Dans une première partie, Philippe Descola montre comment la « nature », pour les Achuar, s'émancipe du seul ordre taxinomique, en se voyant attribuer des caractéristiques « humaines » : « Les hommes et la plupart des plantes, des animaux et des météores sont des personnes (aents) dotées d'une âme (wakan) et d'une vie autonome » (1986 : 120). Par la capacité qu'ont les âmes d'échanger dans des situations particulières, les humains et non-humains forment un continuum. Les mythes Achuar disent entre autres choses comment à l'origine tous les êtres avaient une apparence humaine, celle des « personnes complètes » (penke aents). Perdant celle-ci dans les circonstances du mythe, plantes et animaux n'en gardent pas moins, pour les Achuar, une sociabilité ordonnée selon les mêmes règles que celles qui régissent leur propre vie sociale. « L'anthropomorphisation des plantes et des animaux [est] tout autant la manifestation d'une pensée mythique qu'un code métaphorique servant à traduire une forme de « savoir populaire » » (1986 : 125).

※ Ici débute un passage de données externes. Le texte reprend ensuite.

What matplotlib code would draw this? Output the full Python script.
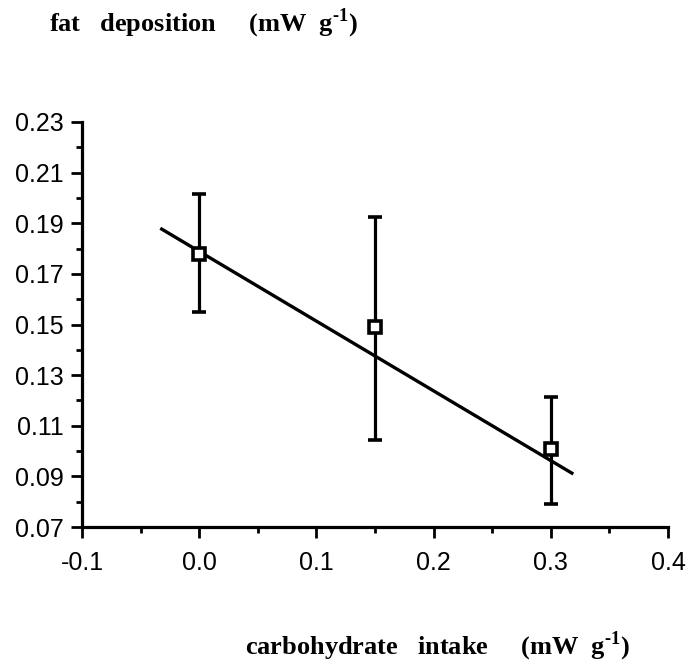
import matplotlib
matplotlib.use('Agg')
import matplotlib.pyplot as plt

# datos
carbohidratos = [0.0, 0.15, 0.30]
grasa = [0.178, 0.149, 0.101]
error_sup = [0.2016, 0.1925, 0.1214]
error_inf = [0.155, 0.1044, 0.079]

# extremos de la recta de regresion
recta_x = [-0.032, 0.318]
recta_y = [0.1877, 0.0913]

ticks_x = [-0.1, 0.0, 0.1, 0.2, 0.3, 0.4]
ticks_x_menores = [-0.05, 0.05, 0.15, 0.25, 0.35]
etiquetas_x = ['-0.1', '0.0', '0.1', '0.2', '0.3', '0.4']
ticks_y = [0.07, 0.09, 0.11, 0.13, 0.15, 0.17, 0.19, 0.21, 0.23]
ticks_y_menores = [0.08, 0.10, 0.12, 0.14, 0.16, 0.18, 0.20, 0.22]
etiquetas_y = ['0.07', '0.09', '0.11', '0.13', '0.15', '0.17', '0.19', '0.21', '0.23']

plt.rcParams['font.family'] = 'Liberation Sans'
plt.rcParams['mathtext.fontset'] = 'custom'
plt.rcParams['mathtext.rm'] = 'Liberation Serif:bold'
plt.rcParams['mathtext.bf'] = 'Liberation Serif:bold'

fig = plt.figure(figsize=(6.91, 6.63), dpi=100)
ax = fig.add_axes([0.1187, 0.205, 0.848, 0.611])

ax.plot(recta_x, recta_y, color='black', linewidth=2.4, zorder=2)

abajo = [g - e for g, e in zip(grasa, error_inf)]
arriba = [e - g for g, e in zip(grasa, error_sup)]
ax.errorbar(carbohidratos, grasa, yerr=[abajo, arriba], fmt='s', color='black',
            markerfacecolor='white', markeredgecolor='black', markersize=8.5,
            markeredgewidth=2.6, elinewidth=2.3, capsize=5, capthick=2.3, zorder=3)

ax.set_xlim(-0.1, 0.4)
ax.set_ylim(0.07, 0.23)
ax.set_xticks(ticks_x)
ax.set_xticklabels(etiquetas_x)
ax.set_xticks(ticks_x_menores, minor=True)
ax.set_yticks(ticks_y)
ax.set_yticklabels(etiquetas_y)
ax.set_yticks(ticks_y_menores, minor=True)

for lado in ['top', 'right']:
  ax.spines[lado].set_visible(False)
for lado in ['left', 'bottom']:
  ax.spines[lado].set_linewidth(2.3)

ax.tick_params(which='major', direction='out', length=8, width=2, labelsize=18)
ax.tick_params(which='minor', direction='out', length=4.5, width=2)
ax.tick_params(axis='x', pad=9)
ax.tick_params(axis='y', pad=5)

fig.text(49 / 691, 1 - 23 / 663, r'fat   deposition     (mW  g$^{\text{-}\mathbf{1}}$)',
         fontfamily='Liberation Serif', fontweight='bold', fontsize=19,
         ha='left', va='center')
fig.text(245 / 691, 1 - 646 / 663, r'carbohydrate   intake     (mW  g$^{\text{-}\mathbf{1}}$)',
         fontfamily='Liberation Serif', fontweight='bold', fontsize=19,
         ha='left', va='center')

fig.savefig('out.png', dpi=100)
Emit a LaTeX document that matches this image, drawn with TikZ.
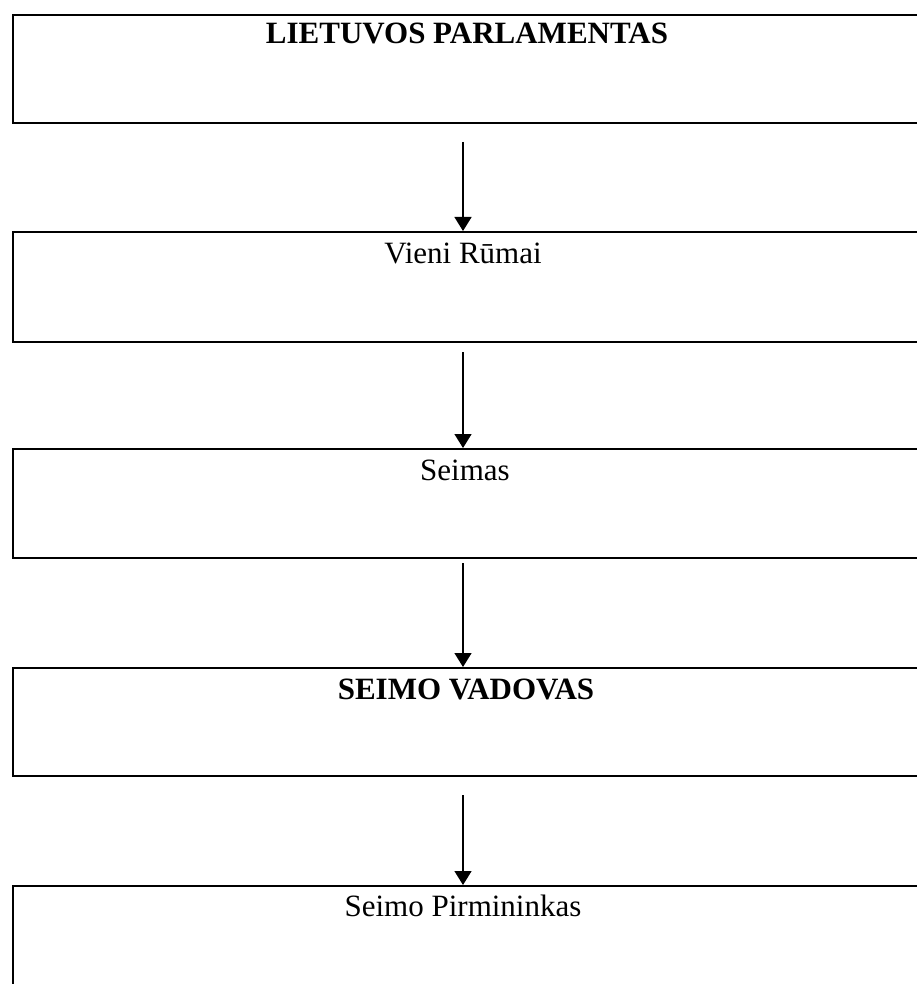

Dans une seconde partie, adoptant une perspective strictement méthodologique, Philippe Descola distingue une série de mondes qui encadrent les pratiques que les Achuar exercent envers les êtres avec lesquels ils sont en contact : la maison, le jardin, la forêt et la rivière. Unité minimale de la société Achuar, la maison est le « modèle d'articulation des coordonnées du monde et segment terminal d'un continuum nature/culture, la matrice spatiale de plusieurs systèmes de conjonction et disjonction, le point d'ancrage de la sociabilité inter- et intra-maisonnée » (1986 : 168). Si les hommes réalisent l'essartage, le jardin est cependant un espace par destination quasi exclusivement féminin. Les femmes assument l'essentiel de l'activité horticole mêlant des actes techniques de plantation, de désherbage et de récolte, avec des actes magiques, au premier rang desquels viennent les chants incantatoires (anent) destinés à l'esprit tutélaire des jardins, Nunkui, à l'âme des plantes (wakan), aux charmes (nantar) et aux auxiliaire de Nunkui. Le sang joue un rôle prépondérant dans ces pratiques symboliques et établit avec Nunkui et des plantes telles que le manioc une relation de consanguinité.
Ce travail de terrain offre ainsi l'essentiel de la matière ethnographique qui permettra à Philippe Descola de proposer, en s'inspirant de l'anthropologie symétrique de Bruno Latour un schème particulier d'identification et de relation aux non-humains, en redéfinissant le concept délaissé d'animisme.